Editor in Chief: Moh. Reza Huwaida Saturday, April 20th, 2024

Ensuring the Rights of the People

Human beings are organized within societies. These societies have proved to be essential for human beings because they have been able to guarantee their survival and their certain requirements. Though different societies tend to ensure the needs and rights of their people in different ways and to different degrees, they somehow make efforts that there are mechanisms in place for that purpose. Particularly, in the modern world the societies have developed systems that are focused on the rights of the people.   
However, to ensure such an arrangement, the societies have established rules of conduct. Unless people accept certain restraints and responsibilities towards each other, social life will not be possible. The conditions created by the state to ensure the security of the individual and property are generally known as rights. In other words, the sum total of the opportunities provided by the state for the development and expression of the individual’s personality are known as rights. Even though the rights aim at the development and enrichment of the individual they lead to the all-round development of social life because the development of the part automatically leads to the enrichment of the entire society.
Therefore, it is in the interest of the state to maintain rights. According to the latest and the most current view, state is a welfare or social agency and strives to guarantee the rights of the individuals dwelling in it. It is not merely concerned with the preservation of law and order but also expected to provide conditions to promote the maximum good of the maximum number of people. Rather, it aims at the welfare of all the members of the society and wants to make sure that the basic rights of citizens are provided to them without much trouble.
An individual cannot have any rights which go against public welfare. The Utilitarian fully supported this theory and propounded the principles of 'greatest happiness of the greatest number.' Moreover, in order to counter the economic disparities between the rich and poor class people there has been economic theory of rights as well. This theory, mainly associated with the name of Marx, tries to interpret the rights in terms of the economic system prevailing in a country.
The law preserves the conditions which are conducive to the interest of the dominant economic class. According to this view during the feudal period the rights were essentially meant to promote the feudal interests just as in the present capitalist age they promote the interests of the capitalists. For the economically deprived people there are no rights. According to this theory there can be genuine rights for all the members of the society only under a socialist system.
In addition to these theories there are theories based on ethical and moral values and ideal concepts. The ideal theory of rights views the rights in purely moral terms and considers them essential for the moral development of the individual. Green described the rights as powers 'necessary to the fulfillment of man's vocation as a moral being.' This theory holds that an individual cannot realize his full stature without rights.
The rights enable the individual to develop his physical, mental and moral faculties to the maximum limit and ultimately contribute to the development of the society as a whole. Though the modern theories of rights have shortcomings but they have played dominant role in determining the basic rights of human beings.
Today, most of the states in the world agree that the basic rights of human beings include both moral and legal rights, whereas the legal rights include the civil rights, like right to life, right to family, right to property, right to freedom of speech and expression, right to form associations and move about freely, right to work, right to religion, right to equality and right to education, and the political rights, like the right to vote, the right to contest elections, right to public office, right to petition and the right to criticize government.
In the contemporary era when the world has been globalized and the politics has been internationalized, the theories and movements of rights have reached to all the corners of the world to provide the basic rights of the human beings. These endeavors try to facilitate human rights on the face of the barriers of economic and political incapacities and shortcomings of the national governments.
These rights are basically monitored by the international bodies and work under the umbrella of United Nations Organizations. Though the international movements and organizations play their roles to make sure that all the human beings are given their rights, at the same time it is necessary for the human beings to have complete awareness about their rights so that they are not violated.

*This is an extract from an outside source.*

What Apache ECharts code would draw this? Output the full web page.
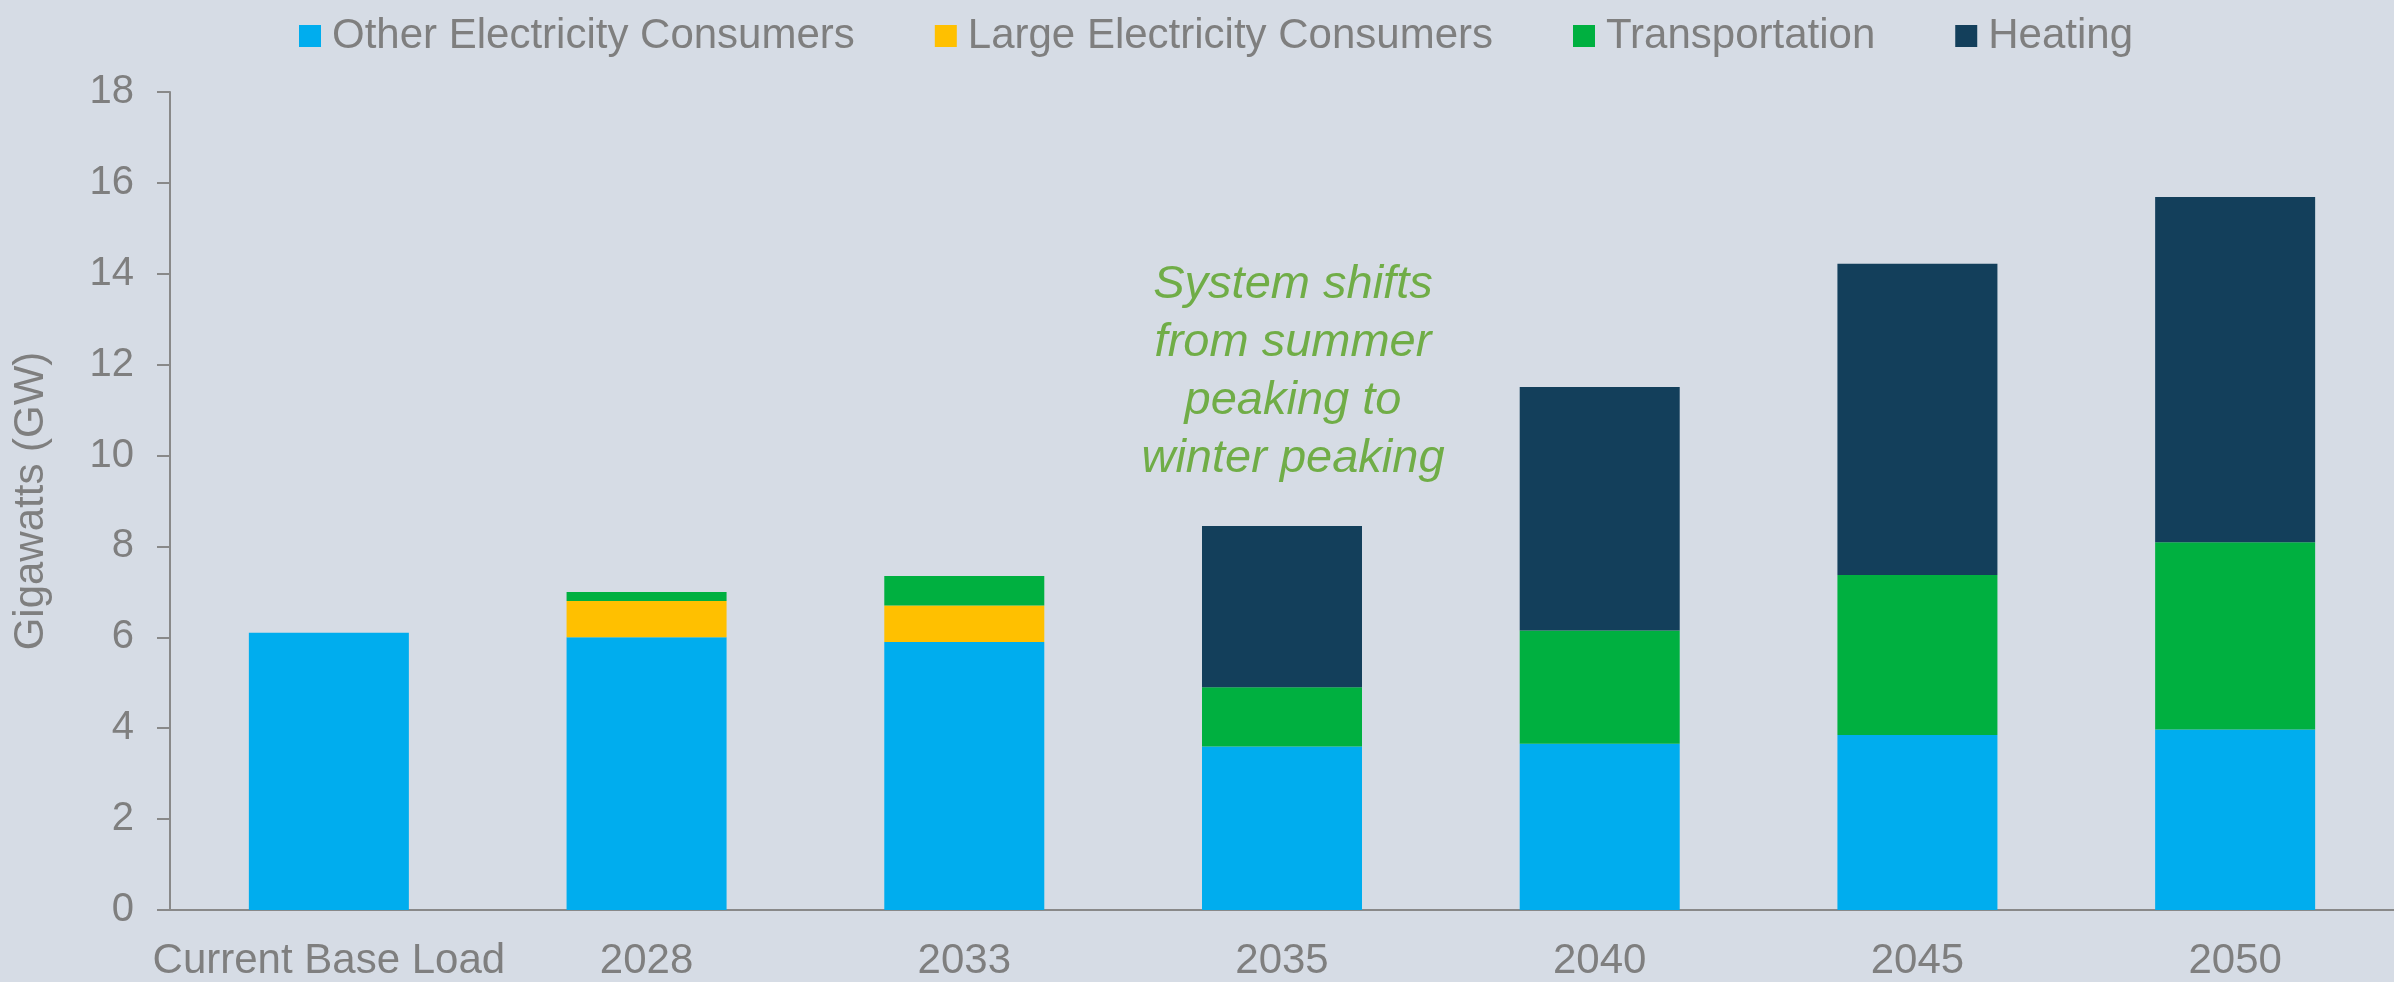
<!DOCTYPE html>
<html>
<head>
<meta charset="utf-8">
<script src="https://cdn.jsdelivr.net/npm/echarts@6/dist/echarts.min.js"></script>
<style>
html,body{margin:0;padding:0;background:#D6DCE5;}
#chart{width:2394px;height:982px;}
</style>
</head>
<body>
<div id="chart"></div>
<script>
const categories = ['Current Base Load', '2028', '2033', '2035', '2040', '2045', '2050'];
const otherConsumers = [6.1, 6.0, 5.9, 3.6, 3.66, 3.85, 3.97];
const largeConsumers = [null, 0.8, 0.8, null, null, null, null];
const transportation = [null, 0.2, 0.65, 1.3, 2.49, 3.52, 4.12];
const heating = [null, null, null, 3.55, 5.36, 6.85, 7.6];
const yTicks = { min: 0, max: 18, interval: 2 };
const seriesNames = ['Other Electricity Consumers', 'Large Electricity Consumers', 'Transportation', 'Heating'];
const seriesColors = ['#00ADEE', '#FFC000', '#00B040', '#133F5B'];
const annotation = 'System shifts\nfrom summer\npeaking to\nwinter peaking';

const font = '"Liberation Sans", Arial, sans-serif';
const gray = '#7F7F7F';

const chart = echarts.init(document.getElementById('chart'));
const dataSets = [otherConsumers, largeConsumers, transportation, heating];

chart.setOption({
  backgroundColor: '#D6DCE5',
  animation: false,
  legend: {
    left: 294,
    top: 10,
    itemWidth: 22,
    itemHeight: 22,
    itemGap: 80,
    icon: 'rect',
    textStyle: { color: gray, fontSize: 42, fontFamily: font, padding: [0, 0, 0, 6] },
    data: seriesNames
  },
  grid: { left: 170, top: 92, width: 2234, bottom: 69, containLabel: false },
  xAxis: {
    type: 'category',
    data: categories,
    axisLine: { lineStyle: { color: '#898989', width: 2 } },
    axisTick: { show: false },
    axisLabel: { color: gray, fontSize: 42, fontFamily: font, margin: 30, interval: 0 }
  },
  yAxis: {
    type: 'value',
    min: yTicks.min,
    max: yTicks.max,
    interval: yTicks.interval,
    name: 'Gigawatts (GW)',
    nameLocation: 'middle',
    nameGap: 118,
    nameTextStyle: { color: gray, fontSize: 42, fontFamily: font },
    splitLine: { show: false },
    axisLine: { show: true, lineStyle: { color: '#898989', width: 2 } },
    axisTick: { show: true, length: 13, lineStyle: { color: '#898989', width: 2 } },
    axisLabel: { color: gray, fontSize: 40, fontFamily: font, margin: 36 }
  },
  graphic: [{
    type: 'text',
    x: 1293,
    y: 372,
    style: {
      text: annotation,
      align: 'center',
      verticalAlign: 'middle',
      fill: '#70AD47',
      fontStyle: 'italic',
      fontSize: 47,
      fontFamily: font,
      lineHeight: 58
    }
  }],
  series: seriesNames.map((name, i) => ({
    name: name,
    type: 'bar',
    stack: 'total',
    barWidth: 160,
    itemStyle: { color: seriesColors[i] },
    data: dataSets[i]
  }))
});
</script>
</body>
</html>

The backward societies of the world are, in fact, lagging behind as far as the rights of their citizens are concerned. Afghanistan is one of the countries, where both the institutional and individual efforts have not been able to provide even the rudimentary requirements of life for its people. Therefore, it is imperative that the intentions behind those efforts should change or the nature of those efforts must improve so that the maximum benefit must reach maximum number of people.